The Ultimate 30-on-30 Throwdown
On March 26, 1351, the two sides met at the oak tree. Beaumanoir arrived with a squad of thirty strictly Breton knights and squires. Bemborough rolled up with a hardened, mixed mercenary crew of English knights, squires, and several German, Flemish, and Breton fighters.
The rules of engagement were steeped in a strict chivalric code. They were to fight entirely on foot. Their weapons of choice? A brutal, heavy assortment of swords, daggers, battle-axes, and spears.
When the signal was given, the sixty men slammed into each other in a chaotic, grinding melee of steel and armor. There was no grand strategy, no flanking maneuvers—just thirty-on-thirty hand-to-hand combat in the mud. It was grueling, suffocating, and incredibly bloody. As the hours dragged on, armor grew impossibly heavy. Men collapsed from sheer exhaustion as much as from their gaping wounds.
Halftime, Wine, and a Legendary Taunt
Then, the unthinkable happened. The battle became so physically taxing that both sides mutually agreed to call a time-out.
Right in the middle of a deathmatch, the surviving combatants separated. They sat down on the blood-soaked grass, removed their dented helmets, tended to their injuries, and literally drank wine together. It was a surreal moment of chivalric respect amidst absolute butchery.
During this bizarre intermission, a heavily bleeding and exhausted Beaumanoir asked for a cup of water. His companion, the ruthless Geoffroy du Bois, looked at his captain and delivered what remains one of the darkest, most metal taunts in recorded history:
“Drink thy blood, Beaumanoir, and thy thirst will pass.”
It was exactly the kind of grim motivation needed to get a medieval knight back on his feet.
Breaking the Rules (and the Shield Wall)
When the recess ended, the slaughter resumed with renewed ferocity. The turning point finally came when a French fighter struck down the English captain, Robert Bemborough, and the merciless Geoffroy du Bois stepped in to finish him off.
You might expect the loss of their captain to cause the English-backed mercenaries to scatter. Instead, it galvanized them. The surviving Montfortist fighters locked their shields together, forming a tight, impenetrable defensive circle like a steel porcupine. The exhausted French Bretons threw themselves against the wall of shields, but they couldn’t break through. The deathmatch had devolved into a grueling stalemate.
That is, until a French squire named Guillaume de Montauban decided he was done playing by the rules.

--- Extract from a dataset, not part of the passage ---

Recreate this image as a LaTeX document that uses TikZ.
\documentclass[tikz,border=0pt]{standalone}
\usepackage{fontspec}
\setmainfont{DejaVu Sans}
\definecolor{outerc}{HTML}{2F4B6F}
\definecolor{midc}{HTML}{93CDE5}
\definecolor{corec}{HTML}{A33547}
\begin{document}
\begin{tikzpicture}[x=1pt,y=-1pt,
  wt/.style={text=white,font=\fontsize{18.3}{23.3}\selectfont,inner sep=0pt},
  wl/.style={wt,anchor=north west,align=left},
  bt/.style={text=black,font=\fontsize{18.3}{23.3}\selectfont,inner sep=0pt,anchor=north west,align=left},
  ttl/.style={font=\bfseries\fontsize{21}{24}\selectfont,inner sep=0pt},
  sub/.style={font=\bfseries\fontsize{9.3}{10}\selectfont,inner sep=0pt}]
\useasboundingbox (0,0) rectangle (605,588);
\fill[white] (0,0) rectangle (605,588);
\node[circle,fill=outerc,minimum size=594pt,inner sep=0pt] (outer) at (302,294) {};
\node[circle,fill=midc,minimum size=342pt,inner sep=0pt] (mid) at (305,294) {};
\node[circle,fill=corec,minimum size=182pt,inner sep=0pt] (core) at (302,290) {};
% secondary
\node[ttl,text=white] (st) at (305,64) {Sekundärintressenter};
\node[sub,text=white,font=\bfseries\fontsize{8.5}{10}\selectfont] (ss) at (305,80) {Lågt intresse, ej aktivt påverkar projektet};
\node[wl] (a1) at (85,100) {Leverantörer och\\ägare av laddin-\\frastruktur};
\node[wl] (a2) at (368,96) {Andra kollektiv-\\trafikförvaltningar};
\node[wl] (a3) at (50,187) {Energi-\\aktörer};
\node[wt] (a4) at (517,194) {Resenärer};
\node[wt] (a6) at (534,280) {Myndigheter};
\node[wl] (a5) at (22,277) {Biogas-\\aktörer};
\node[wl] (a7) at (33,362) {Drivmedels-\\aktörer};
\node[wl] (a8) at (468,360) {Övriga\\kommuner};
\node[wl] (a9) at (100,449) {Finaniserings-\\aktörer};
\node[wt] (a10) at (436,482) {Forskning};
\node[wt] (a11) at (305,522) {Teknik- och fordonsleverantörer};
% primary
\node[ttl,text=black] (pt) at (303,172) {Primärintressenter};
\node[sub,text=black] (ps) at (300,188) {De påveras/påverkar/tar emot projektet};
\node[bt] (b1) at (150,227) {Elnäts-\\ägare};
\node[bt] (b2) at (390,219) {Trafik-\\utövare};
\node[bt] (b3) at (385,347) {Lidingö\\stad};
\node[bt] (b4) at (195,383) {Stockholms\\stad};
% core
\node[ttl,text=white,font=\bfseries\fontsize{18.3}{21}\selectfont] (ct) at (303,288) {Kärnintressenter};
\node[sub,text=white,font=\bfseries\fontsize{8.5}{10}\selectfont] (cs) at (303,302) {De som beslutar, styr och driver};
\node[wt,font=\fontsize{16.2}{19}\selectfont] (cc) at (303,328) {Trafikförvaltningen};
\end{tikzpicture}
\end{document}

While everyone else was fighting on foot—as explicitly agreed upon in their sacred chivalric contract—Montauban quietly slipped away from the melee. He found his warhorse, mounted up, and rode at full speed directly into the English line. The sheer, terrifying mass of the armored horse shattered the exhausted mercenaries’ defensive formation.
Was it cheating? Absolutely. Did it work? Flawlessly.

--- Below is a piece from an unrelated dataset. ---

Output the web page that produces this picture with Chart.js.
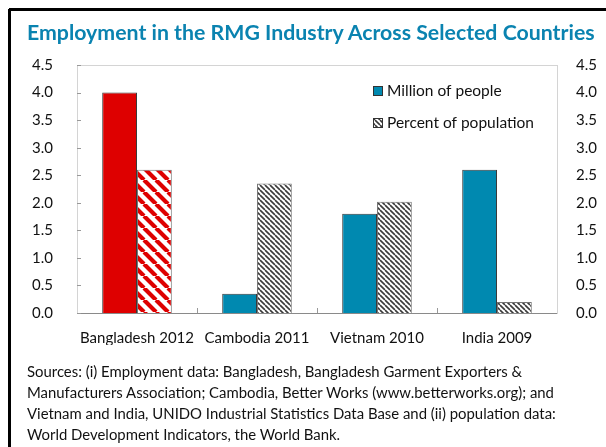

With their shield wall broken, the English fighters were quickly overwhelmed. By the end of the day, the French emerged victorious. Nine English combatants lay dead—including Bemborough—and the rest were taken prisoner. The French lost at least three of their own men, though every single survivor on both sides was grievously wounded.

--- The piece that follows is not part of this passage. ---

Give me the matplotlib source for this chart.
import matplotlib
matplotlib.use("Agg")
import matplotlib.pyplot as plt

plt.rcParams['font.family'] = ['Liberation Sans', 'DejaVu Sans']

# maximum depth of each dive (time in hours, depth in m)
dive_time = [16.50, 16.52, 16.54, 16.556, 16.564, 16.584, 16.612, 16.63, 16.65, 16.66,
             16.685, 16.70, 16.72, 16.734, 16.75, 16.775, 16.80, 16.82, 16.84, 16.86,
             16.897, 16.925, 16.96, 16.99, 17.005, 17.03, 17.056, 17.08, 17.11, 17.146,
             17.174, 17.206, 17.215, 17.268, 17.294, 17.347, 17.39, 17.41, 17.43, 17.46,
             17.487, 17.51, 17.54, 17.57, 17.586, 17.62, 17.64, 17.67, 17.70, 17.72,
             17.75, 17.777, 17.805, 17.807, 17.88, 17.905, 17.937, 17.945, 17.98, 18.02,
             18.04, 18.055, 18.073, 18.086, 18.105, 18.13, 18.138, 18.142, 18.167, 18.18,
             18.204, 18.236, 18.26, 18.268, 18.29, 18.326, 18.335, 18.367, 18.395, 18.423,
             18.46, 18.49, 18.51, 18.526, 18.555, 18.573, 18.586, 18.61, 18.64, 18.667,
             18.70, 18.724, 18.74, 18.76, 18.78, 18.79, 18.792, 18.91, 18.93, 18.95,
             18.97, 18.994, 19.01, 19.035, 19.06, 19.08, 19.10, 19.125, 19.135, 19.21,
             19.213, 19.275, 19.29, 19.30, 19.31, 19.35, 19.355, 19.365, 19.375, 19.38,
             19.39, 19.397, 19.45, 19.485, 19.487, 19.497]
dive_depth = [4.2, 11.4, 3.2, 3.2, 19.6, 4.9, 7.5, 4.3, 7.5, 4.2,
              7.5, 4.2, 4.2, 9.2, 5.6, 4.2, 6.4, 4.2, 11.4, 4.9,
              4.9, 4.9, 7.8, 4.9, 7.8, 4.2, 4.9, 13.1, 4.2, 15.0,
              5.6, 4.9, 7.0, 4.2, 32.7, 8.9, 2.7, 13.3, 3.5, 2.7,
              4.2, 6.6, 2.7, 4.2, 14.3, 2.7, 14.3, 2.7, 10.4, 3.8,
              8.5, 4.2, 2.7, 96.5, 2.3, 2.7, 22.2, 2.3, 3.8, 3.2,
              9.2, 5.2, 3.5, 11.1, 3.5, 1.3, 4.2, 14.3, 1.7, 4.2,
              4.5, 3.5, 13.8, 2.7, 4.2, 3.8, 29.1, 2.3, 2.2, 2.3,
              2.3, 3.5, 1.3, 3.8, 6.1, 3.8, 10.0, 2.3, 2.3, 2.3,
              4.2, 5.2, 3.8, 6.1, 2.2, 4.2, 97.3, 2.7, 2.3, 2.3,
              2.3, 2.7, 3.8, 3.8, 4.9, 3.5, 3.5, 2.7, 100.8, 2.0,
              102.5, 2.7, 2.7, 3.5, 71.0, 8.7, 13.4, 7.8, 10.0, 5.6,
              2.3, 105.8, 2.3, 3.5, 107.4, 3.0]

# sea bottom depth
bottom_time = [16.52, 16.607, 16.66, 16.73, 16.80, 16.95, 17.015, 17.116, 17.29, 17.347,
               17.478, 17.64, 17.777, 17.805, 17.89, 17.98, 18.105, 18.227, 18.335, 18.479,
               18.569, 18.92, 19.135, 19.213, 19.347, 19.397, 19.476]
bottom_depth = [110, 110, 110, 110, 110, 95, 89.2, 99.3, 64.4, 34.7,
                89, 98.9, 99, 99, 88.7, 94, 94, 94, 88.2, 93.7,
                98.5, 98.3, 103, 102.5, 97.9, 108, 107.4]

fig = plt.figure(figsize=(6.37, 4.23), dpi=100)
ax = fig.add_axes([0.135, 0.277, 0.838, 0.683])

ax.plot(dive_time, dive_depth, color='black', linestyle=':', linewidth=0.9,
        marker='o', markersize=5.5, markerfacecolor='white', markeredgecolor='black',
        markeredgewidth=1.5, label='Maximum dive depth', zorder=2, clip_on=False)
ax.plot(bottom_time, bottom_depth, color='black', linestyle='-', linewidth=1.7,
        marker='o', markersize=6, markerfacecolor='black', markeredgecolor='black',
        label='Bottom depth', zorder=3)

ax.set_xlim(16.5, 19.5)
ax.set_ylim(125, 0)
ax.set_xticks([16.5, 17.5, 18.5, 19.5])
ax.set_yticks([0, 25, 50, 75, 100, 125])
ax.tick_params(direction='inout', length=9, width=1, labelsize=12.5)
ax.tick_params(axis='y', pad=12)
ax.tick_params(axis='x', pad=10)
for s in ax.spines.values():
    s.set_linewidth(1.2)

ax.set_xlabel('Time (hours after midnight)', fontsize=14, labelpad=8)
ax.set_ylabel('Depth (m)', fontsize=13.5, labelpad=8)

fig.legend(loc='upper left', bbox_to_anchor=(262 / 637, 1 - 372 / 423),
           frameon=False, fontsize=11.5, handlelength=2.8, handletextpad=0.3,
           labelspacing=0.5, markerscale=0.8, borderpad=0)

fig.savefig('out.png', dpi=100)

The Legend of the Halfway Oak
Here is the most tragic irony of this entire bloody saga: the Combat of the Thirty had absolutely zero impact on the outcome of the War of the Breton Succession. The war dragged on for over a decade more. Geopolitically, the 30-on-30 brawl was entirely pointless.
Yet, the medieval world absolutely lost its mind over the spectacle. It was instantly mythologized as the absolute pinnacle of chivalric virtue and bravery. Contemporary poets wrote epic ballads about the clash, and the famous 14th-century chronicler Jean Froissart recorded the bloody details for eternity, ensuring the men who fought at the Halfway Oak would never be forgotten.
It was a battle that changed nothing, yet became everything—a testament to an era where honor, blood, and a single oak tree could capture the imagination of a continent.